#### What to do
From the listing below, copy only the lines from the line that contains "Output the Python" to the line that contains "import seaborn as sns", counting those two lines as part of the copy.

#### Task inputs
################
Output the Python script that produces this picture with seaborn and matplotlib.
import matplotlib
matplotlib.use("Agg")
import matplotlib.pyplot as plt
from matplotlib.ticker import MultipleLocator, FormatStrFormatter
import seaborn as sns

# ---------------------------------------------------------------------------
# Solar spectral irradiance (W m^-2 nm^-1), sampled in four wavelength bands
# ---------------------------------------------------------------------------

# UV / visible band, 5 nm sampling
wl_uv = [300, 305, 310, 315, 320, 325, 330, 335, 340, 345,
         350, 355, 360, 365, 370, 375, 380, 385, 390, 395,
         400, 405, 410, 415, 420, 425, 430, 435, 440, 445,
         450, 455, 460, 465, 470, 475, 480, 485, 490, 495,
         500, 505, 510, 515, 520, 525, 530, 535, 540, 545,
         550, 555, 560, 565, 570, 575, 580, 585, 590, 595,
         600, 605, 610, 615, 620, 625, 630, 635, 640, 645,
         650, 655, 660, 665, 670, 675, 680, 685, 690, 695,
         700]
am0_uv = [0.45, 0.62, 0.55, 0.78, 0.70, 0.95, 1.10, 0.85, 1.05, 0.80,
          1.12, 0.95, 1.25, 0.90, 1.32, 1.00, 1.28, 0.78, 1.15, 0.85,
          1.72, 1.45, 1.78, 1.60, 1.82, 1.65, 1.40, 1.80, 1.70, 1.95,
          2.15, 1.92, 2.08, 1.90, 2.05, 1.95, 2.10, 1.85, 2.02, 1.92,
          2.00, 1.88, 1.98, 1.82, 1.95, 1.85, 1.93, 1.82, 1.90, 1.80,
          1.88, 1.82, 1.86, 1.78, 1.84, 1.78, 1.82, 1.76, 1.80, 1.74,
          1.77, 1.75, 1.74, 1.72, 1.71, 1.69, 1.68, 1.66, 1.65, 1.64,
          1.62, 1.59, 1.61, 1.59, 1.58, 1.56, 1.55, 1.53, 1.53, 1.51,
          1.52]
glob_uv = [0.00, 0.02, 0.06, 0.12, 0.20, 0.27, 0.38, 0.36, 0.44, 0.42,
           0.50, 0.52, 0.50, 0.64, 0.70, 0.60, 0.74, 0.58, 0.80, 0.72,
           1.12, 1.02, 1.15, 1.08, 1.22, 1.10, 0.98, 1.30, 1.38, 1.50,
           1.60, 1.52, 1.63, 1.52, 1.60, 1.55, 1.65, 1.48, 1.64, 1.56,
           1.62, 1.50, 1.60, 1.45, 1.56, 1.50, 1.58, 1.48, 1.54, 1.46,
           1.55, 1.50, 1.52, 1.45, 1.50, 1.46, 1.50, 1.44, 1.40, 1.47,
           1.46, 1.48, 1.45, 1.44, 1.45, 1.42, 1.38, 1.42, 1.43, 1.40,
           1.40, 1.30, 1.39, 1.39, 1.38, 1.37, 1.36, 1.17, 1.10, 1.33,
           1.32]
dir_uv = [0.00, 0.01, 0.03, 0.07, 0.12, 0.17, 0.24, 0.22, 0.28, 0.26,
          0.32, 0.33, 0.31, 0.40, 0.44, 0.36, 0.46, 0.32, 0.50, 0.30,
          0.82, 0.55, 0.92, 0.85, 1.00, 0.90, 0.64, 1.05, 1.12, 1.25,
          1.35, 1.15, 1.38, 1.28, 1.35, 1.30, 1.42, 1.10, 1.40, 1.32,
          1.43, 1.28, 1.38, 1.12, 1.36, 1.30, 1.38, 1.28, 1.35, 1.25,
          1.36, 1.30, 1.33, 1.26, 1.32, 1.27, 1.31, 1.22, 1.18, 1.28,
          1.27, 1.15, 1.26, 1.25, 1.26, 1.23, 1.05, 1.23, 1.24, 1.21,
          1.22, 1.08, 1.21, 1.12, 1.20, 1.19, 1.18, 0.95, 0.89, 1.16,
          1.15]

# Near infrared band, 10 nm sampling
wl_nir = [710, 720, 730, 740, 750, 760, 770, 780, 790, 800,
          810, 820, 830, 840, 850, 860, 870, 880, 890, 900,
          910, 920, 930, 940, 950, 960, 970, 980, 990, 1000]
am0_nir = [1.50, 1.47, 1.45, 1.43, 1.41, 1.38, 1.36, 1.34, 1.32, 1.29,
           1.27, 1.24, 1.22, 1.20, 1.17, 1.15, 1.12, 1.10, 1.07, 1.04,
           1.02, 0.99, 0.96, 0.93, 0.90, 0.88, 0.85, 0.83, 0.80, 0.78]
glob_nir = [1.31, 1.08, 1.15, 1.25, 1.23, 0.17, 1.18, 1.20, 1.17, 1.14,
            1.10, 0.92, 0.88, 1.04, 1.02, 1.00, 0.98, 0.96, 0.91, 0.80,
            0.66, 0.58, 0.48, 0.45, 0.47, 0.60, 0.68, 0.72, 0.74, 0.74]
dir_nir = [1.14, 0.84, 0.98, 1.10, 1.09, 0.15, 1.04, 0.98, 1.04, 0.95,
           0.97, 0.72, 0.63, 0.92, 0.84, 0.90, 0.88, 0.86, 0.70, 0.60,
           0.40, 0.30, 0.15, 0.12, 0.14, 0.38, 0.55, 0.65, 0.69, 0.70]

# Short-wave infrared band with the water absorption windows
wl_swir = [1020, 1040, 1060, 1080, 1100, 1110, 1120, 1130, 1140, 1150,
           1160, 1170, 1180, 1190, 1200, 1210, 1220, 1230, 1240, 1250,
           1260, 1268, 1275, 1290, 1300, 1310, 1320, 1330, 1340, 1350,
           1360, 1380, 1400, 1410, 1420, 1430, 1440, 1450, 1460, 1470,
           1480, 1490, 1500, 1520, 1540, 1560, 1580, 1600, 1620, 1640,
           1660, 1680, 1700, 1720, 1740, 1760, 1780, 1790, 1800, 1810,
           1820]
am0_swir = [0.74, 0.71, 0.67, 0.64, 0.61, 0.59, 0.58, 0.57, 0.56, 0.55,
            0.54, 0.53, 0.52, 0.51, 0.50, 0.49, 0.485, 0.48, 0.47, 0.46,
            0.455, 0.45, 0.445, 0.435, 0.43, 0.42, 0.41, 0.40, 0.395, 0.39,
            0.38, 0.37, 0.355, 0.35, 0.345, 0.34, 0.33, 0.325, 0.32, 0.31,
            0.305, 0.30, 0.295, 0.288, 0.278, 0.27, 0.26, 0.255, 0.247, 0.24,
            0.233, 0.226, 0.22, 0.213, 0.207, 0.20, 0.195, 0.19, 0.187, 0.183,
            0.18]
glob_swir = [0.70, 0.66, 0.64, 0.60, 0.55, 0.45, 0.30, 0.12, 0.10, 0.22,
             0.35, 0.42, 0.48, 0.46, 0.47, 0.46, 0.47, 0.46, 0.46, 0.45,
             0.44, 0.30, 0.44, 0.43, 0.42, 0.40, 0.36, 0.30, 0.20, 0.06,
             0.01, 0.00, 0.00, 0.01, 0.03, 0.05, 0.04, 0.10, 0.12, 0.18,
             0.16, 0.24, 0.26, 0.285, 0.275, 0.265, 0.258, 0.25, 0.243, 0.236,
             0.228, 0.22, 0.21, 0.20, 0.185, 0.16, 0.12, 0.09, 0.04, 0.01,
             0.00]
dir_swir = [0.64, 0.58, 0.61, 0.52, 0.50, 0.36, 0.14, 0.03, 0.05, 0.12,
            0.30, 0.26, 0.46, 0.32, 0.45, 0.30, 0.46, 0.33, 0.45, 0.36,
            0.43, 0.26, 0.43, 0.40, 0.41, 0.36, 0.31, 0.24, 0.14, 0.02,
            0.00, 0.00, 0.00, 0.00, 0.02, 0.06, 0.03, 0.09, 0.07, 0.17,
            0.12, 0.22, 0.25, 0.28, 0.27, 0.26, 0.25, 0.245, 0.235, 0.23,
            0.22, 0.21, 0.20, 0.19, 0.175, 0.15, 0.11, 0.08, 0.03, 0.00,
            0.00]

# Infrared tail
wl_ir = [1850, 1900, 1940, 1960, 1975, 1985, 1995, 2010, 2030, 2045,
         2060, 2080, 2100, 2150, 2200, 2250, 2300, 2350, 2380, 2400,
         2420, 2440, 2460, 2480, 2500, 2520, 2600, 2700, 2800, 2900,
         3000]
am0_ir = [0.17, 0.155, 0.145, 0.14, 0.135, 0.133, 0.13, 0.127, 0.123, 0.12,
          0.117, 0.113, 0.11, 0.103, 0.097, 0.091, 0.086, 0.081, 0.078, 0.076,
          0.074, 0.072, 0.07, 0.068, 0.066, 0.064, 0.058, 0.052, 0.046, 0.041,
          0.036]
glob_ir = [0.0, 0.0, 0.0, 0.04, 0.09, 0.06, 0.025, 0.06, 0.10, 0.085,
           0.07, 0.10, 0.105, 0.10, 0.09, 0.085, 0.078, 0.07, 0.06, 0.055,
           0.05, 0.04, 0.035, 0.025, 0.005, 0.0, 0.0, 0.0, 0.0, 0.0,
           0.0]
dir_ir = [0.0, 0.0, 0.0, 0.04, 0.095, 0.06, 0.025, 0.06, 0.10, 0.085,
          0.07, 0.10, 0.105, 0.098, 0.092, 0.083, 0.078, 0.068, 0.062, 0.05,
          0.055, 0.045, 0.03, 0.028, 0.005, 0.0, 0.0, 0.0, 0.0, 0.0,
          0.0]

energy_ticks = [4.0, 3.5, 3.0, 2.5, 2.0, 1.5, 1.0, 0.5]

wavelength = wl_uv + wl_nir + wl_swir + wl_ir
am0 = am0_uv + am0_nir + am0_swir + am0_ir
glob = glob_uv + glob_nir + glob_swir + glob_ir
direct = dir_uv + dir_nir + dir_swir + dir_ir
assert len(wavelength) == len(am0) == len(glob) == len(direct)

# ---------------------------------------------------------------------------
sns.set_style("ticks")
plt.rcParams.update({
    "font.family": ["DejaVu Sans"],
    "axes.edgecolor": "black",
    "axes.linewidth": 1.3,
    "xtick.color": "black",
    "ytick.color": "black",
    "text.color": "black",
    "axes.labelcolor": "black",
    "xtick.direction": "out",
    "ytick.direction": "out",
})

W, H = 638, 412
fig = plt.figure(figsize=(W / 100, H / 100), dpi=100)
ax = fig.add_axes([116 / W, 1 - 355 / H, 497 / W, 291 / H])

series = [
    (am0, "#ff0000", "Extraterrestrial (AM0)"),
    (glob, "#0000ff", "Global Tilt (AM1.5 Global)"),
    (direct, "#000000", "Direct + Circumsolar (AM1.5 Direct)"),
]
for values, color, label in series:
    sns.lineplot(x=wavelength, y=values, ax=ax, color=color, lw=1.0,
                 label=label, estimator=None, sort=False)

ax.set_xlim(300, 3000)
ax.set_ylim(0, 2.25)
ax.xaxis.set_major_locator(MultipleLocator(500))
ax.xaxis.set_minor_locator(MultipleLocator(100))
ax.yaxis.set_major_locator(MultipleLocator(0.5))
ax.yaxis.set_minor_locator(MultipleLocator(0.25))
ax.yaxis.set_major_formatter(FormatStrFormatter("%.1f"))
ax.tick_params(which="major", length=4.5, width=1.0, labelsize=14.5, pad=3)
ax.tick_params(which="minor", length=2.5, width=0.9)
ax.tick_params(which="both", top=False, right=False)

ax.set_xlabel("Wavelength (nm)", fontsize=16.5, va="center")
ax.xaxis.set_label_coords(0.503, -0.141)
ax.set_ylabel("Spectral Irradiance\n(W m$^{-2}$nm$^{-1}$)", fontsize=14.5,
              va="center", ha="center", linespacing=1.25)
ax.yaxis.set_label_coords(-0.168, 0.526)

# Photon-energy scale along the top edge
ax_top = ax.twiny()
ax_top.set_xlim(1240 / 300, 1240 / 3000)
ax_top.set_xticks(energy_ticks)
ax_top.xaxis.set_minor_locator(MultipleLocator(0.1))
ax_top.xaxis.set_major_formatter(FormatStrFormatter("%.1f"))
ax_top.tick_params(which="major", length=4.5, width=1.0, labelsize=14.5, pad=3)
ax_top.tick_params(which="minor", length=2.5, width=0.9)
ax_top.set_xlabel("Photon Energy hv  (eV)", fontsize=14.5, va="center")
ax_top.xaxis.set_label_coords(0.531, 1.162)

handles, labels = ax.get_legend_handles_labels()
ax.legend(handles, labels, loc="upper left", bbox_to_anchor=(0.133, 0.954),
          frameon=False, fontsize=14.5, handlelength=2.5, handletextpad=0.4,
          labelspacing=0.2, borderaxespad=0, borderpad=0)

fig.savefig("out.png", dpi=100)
################
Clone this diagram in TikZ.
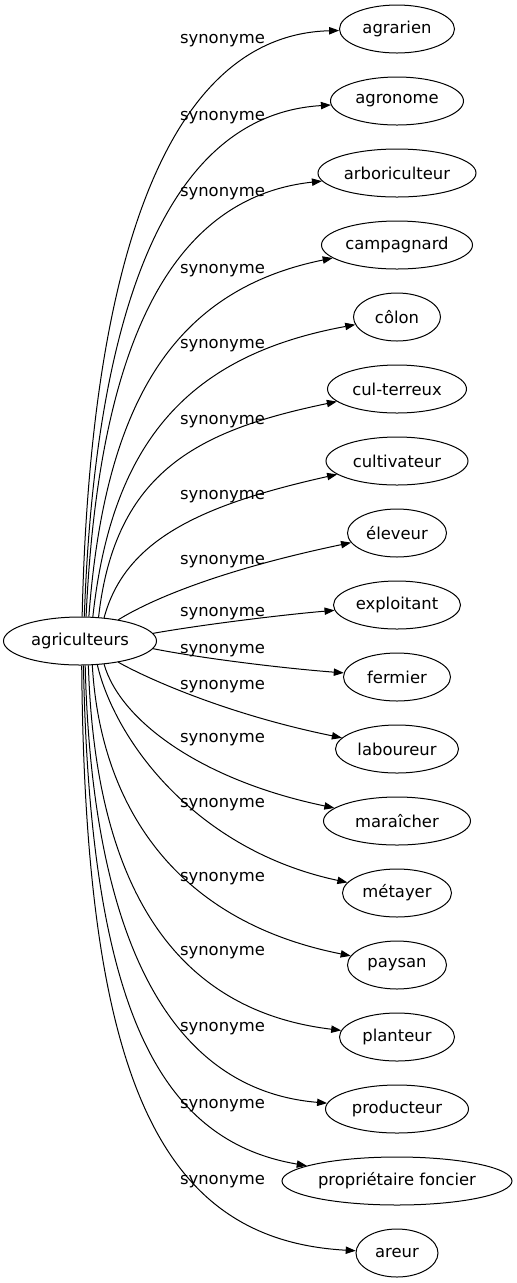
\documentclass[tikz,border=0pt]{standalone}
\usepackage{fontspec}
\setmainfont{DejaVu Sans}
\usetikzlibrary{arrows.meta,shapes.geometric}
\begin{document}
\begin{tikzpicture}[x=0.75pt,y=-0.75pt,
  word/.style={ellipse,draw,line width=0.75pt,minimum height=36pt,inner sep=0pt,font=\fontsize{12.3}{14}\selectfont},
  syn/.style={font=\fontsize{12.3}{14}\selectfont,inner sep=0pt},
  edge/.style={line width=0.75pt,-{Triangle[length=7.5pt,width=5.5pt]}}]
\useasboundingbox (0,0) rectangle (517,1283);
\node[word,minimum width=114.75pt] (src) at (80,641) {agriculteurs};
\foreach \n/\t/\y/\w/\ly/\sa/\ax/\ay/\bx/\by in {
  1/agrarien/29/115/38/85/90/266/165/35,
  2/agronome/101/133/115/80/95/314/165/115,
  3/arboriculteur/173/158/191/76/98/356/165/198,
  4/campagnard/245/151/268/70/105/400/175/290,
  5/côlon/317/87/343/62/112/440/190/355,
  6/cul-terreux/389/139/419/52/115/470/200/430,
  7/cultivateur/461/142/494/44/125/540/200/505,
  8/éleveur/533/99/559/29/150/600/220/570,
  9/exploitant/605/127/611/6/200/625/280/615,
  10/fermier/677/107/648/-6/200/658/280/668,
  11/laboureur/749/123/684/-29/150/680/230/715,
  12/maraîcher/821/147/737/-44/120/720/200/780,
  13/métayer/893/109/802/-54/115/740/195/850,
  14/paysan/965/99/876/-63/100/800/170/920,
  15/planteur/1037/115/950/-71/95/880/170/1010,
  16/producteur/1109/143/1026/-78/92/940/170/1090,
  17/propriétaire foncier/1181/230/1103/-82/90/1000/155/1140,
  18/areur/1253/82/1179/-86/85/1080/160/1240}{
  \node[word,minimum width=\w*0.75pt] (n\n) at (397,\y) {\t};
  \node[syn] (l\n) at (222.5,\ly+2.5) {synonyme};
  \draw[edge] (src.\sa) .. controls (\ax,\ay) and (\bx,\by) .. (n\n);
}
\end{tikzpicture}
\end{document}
################
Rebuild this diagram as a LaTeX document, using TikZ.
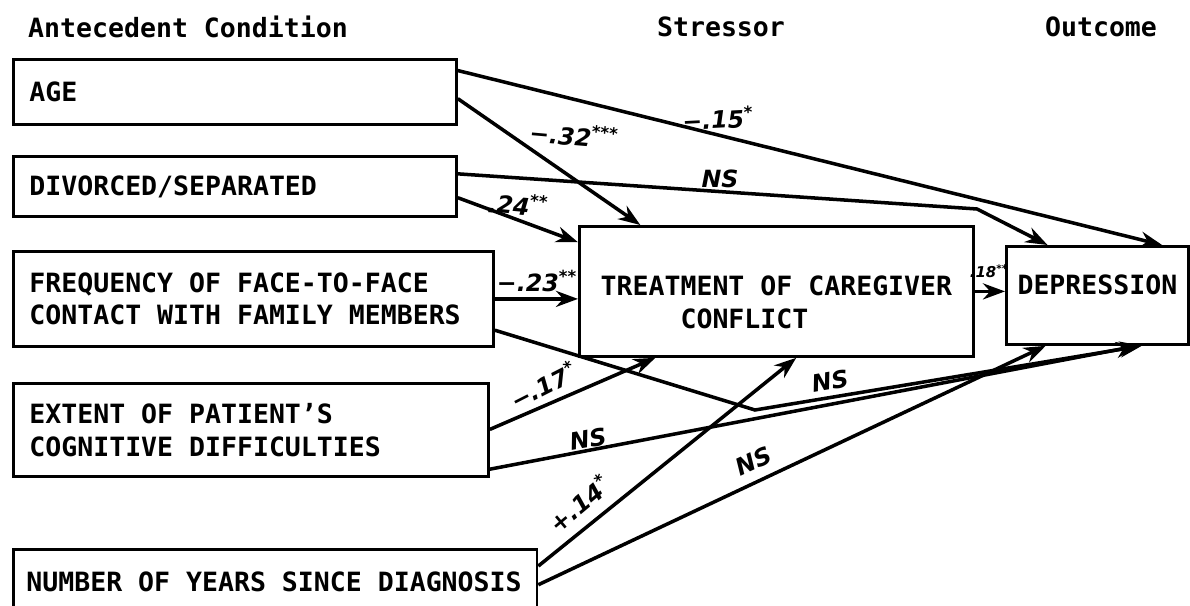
################
#### Answer to the task
Output the Python script that produces this picture with seaborn and matplotlib.
import matplotlib
matplotlib.use("Agg")
import matplotlib.pyplot as plt
from matplotlib.ticker import MultipleLocator, FormatStrFormatter
import seaborn as sns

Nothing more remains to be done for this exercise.